The art style and animation shows a clear influence from The Ren and Stimpy Show, with its grotesque close-ups and bodily-function humor, with a bit of the zaniness of Tex Avery’s Looney Tunes entries. More ’90s influence can be found in the “meta” aspects of the story and dialog, particularly when the Big Bad Wolf is involved. He struggles to make his lines rhyme (something the pigs have no problem with) and verbally spars with the Crypt-Keeper, who provides the episode’s narration.
Bobcat Goldthwait lends his voice to the Big Bad Wolf, and while he does turn his performance down a notch from his standard persona, your reaction to the character will largely ride on whether or not you like him as an actor. (I’ve always been somewhat lukewarm on him, myself.) More effective are the pigs’ voices, provided by future sitcom star Brad Garrett and veteran voice artists Cam Clarke and Charlie Adler.

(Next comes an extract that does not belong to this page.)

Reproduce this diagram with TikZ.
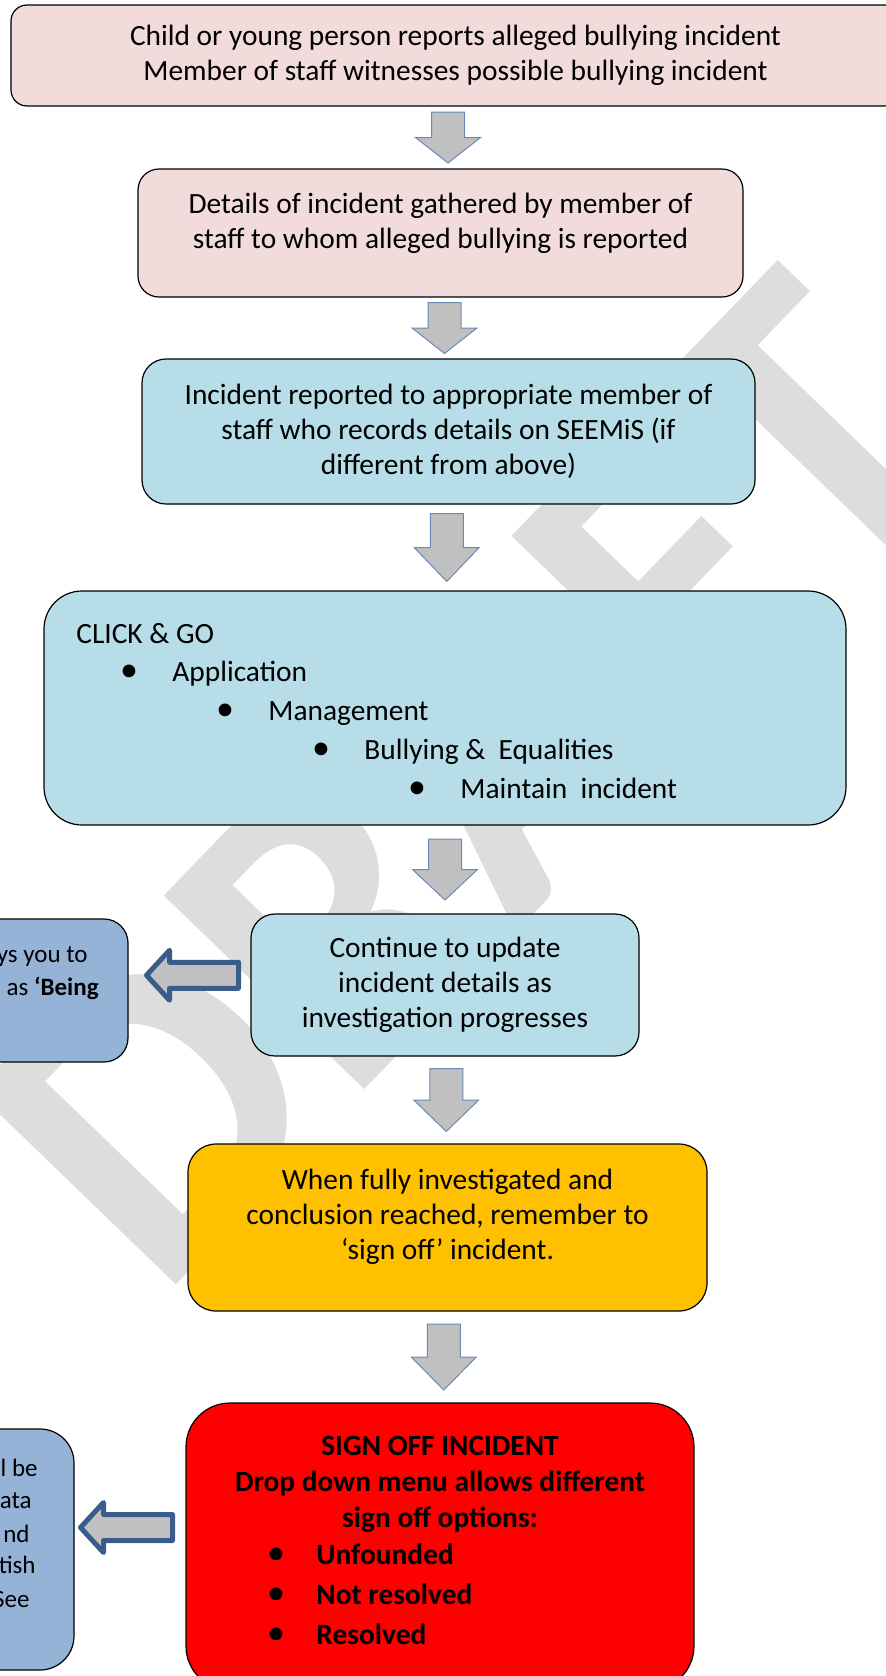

“The Third Pig” isn’t a classic or even better-than-average episode of Tales from the Crypt, and it’s more memorable for being animated than anything else. But it’s better than expected, and worth a look.
I don’t think I’ve seen any of the episodes from the 7th season, but this has shown up on at least one top 10 list that I watched on YouTube. I’m curious to check it out sometime in the near future, looks interesting and such an odd note to end the series on.